Earlier this week, I saw an article about the looming New York Mets roster crunch, which got me thinking more broadly about what’s coming next week for all teams, including the Cubs.
Ignoring the specifics of the report for the moment (unless you REALLY want to dig deep on the Mets roster), allow this to be a reminder that when rosters around baseball are cut down next Monday, a *LOT* of orgs are going to have tough decisions at the margins:
https://t.co/6Mnu4QuikJ By noon Monday (barring injury) the #Mets will have to remove 1 position player from the roster. Is it possible the choice will be release Cano vs. demote Dom Smith? Deep diving the possibilities with also Jankowski, Davis, Guillorme.
— Joel Sherman (@Joelsherman1) April 26, 2022
The 28-man roster becomes the 26-man roster on Monday, and not every organization has two obvious, fully-optionable players on the roster they can just easy-peasy send down. There is a little more flexibility in which players a team can choose to remove from the roster, thanks to the league punting on the 13-pitcher-limit for another month, but two players are nevertheless gonna have to head out, regardless of role.
For many organizations, that’s going to mean guys without options are waived or traded or released. And for other organizations, it’s going to mean new opportunities to reshape the roster and/or make moves for the future.
Turns out, Cubs President Jed Hoyer was already predicting what this week was going to look like back at the start of the month. From The Athletic:
Cubs president of baseball operations Jed Hoyer anticipated this roster crunch when he spoke with reporters before the season opener at Wrigley Field. Since then, MLB and the MLB Players Association agreed to a 14-pitcher maximum from May 2 through May 29 while maintaining the planned reduction in roster spots, from 28 to 26, beginning May 2. The roster will look different next week when the Cubs return from a road trip to Atlanta and Milwaukee and host the White Sox for a two-game crosstown series.
“Normally, you get past Opening Day and it quiets down,” Hoyer said on April 7. “This year, the one thing that’s going to be interesting is rosters have to go back to 26 on May 2. So when that happens, I think there’s going to be a lot of transactions that happen around the league around that time because a lot of decisions have been punted. It’s the out-of-options guys or different decisions that you haven’t had to make right now that you’re going to have to make at some point.
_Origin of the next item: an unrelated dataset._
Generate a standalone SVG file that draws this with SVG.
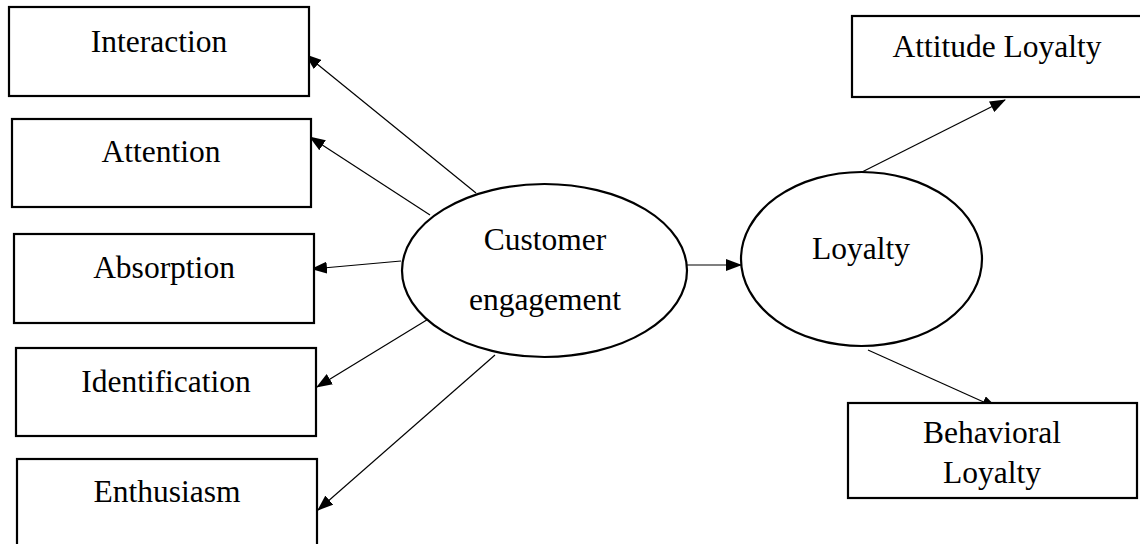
<svg xmlns="http://www.w3.org/2000/svg" width="1140" height="544" viewBox="0 0 1140 544">
<defs>
<marker id="ah" markerWidth="16" markerHeight="12" refX="15" refY="6" orient="auto" markerUnits="userSpaceOnUse">
<path d="M0,0 L16,6 L0,12 Z" fill="#000"/>
</marker>
<style>
.box{fill:#fff;stroke:#000;stroke-width:2.2}
.ell{fill:#fff;stroke:#000;stroke-width:2.2}
.lbl{font-family:"Liberation Serif","Times New Roman",serif;font-size:31.5px;fill:#000;text-anchor:middle}
.con line{stroke:#000;stroke-width:1.2;fill:none;marker-end:url(#ah)}
</style>
</defs>
<rect width="1140" height="544" fill="#fff"/>
<g id="connectors" class="con">
<line x1="476" y1="193" x2="306" y2="55"/>
<line x1="430" y1="215" x2="310" y2="137"/>
<line x1="401" y1="261" x2="312" y2="269"/>
<line x1="430" y1="318" x2="317" y2="387"/>
<line x1="495" y1="355" x2="318" y2="510"/>
<line x1="687" y1="265" x2="741" y2="265"/>
<line x1="862" y1="172" x2="1005" y2="100"/>
<line x1="868" y1="350" x2="997" y2="408"/>
</g>
<g id="interaction"><rect class="box" x="9" y="7" width="300" height="89"/><text class="lbl" x="159" y="52">Interaction</text></g>
<g id="attention"><rect class="box" x="12" y="119" width="299" height="88"/><text class="lbl" x="161" y="162">Attention</text></g>
<g id="absorption"><rect class="box" x="14" y="234" width="300" height="89"/><text class="lbl" x="164" y="278">Absorption</text></g>
<g id="identification"><rect class="box" x="16" y="348" width="300" height="88"/><text class="lbl" x="166" y="392">Identification</text></g>
<g id="enthusiasm"><rect class="box" x="17" y="459" width="300" height="95"/><text class="lbl" x="167" y="502">Enthusiasm</text></g>
<g id="customer-engagement"><ellipse class="ell" cx="544.5" cy="270.5" rx="142.5" ry="86.5"/><text class="lbl" x="545" y="250">Customer</text><text class="lbl" x="545" y="310">engagement</text></g>
<g id="loyalty"><ellipse class="ell" cx="861.5" cy="259" rx="120.5" ry="87"/><text class="lbl" x="861" y="259">Loyalty</text></g>
<g id="attitude-loyalty"><rect class="box" x="852" y="16" width="300" height="81"/><text class="lbl" x="997" y="57">Attitude Loyalty</text></g>
<g id="behavioral-loyalty"><rect class="box" x="848" y="403" width="289" height="95"/><text class="lbl" x="992" y="443">Behavioral</text><text class="lbl" x="992" y="483">Loyalty</text></g>
</svg>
“So a lot of the deals that you would have seen now — or transactions you would have seen now — are just going to happen in three weeks. I think it will be pretty active around that time. And then I think it will quiet down until we get into July.”
So, then, much of the edge-of-the-roster transacting you would typically see in the final week of Spring Training has been pushed out, and while most of what we see around baseball will be marginal stuff, you never quite know how this move cascades into that move.
For the Cubs, it comes down to whether they want to stay at 14 pitchers for a bit longer, in which case they would option one young reliever to the minors (Michael Rucker?), and would have to move out a position player. It could be Michael Hermosillo, though he has no options left, and thus would factor into the waiver mix I was talking about above. Some team might prefer to give him more meaningful opportunities and claim him.
The Cubs could also option Alfonso Rivas back to Iowa, though that would kinda piss me off at this point. There are also decisions to make on Jason Heyward and Rafael Ortega – it’s all connected – but I’m not sure the Cubs are going to be ready to do that just yet. Oh, and phantom injuries. There is always the possibility of a phantom injury solving things for a while.
And, of course, it also all comes down to whether someone hits the waiver wire or the trade market that the Cubs have been hoping to snag. That could throw a lot for a loop – again, it’s likely all at the margins, but that stuff can matter in a season like this, particularly when the Cubs are transparently trying to add any and all pieces that could conceivably add a little value in 2023 and beyond.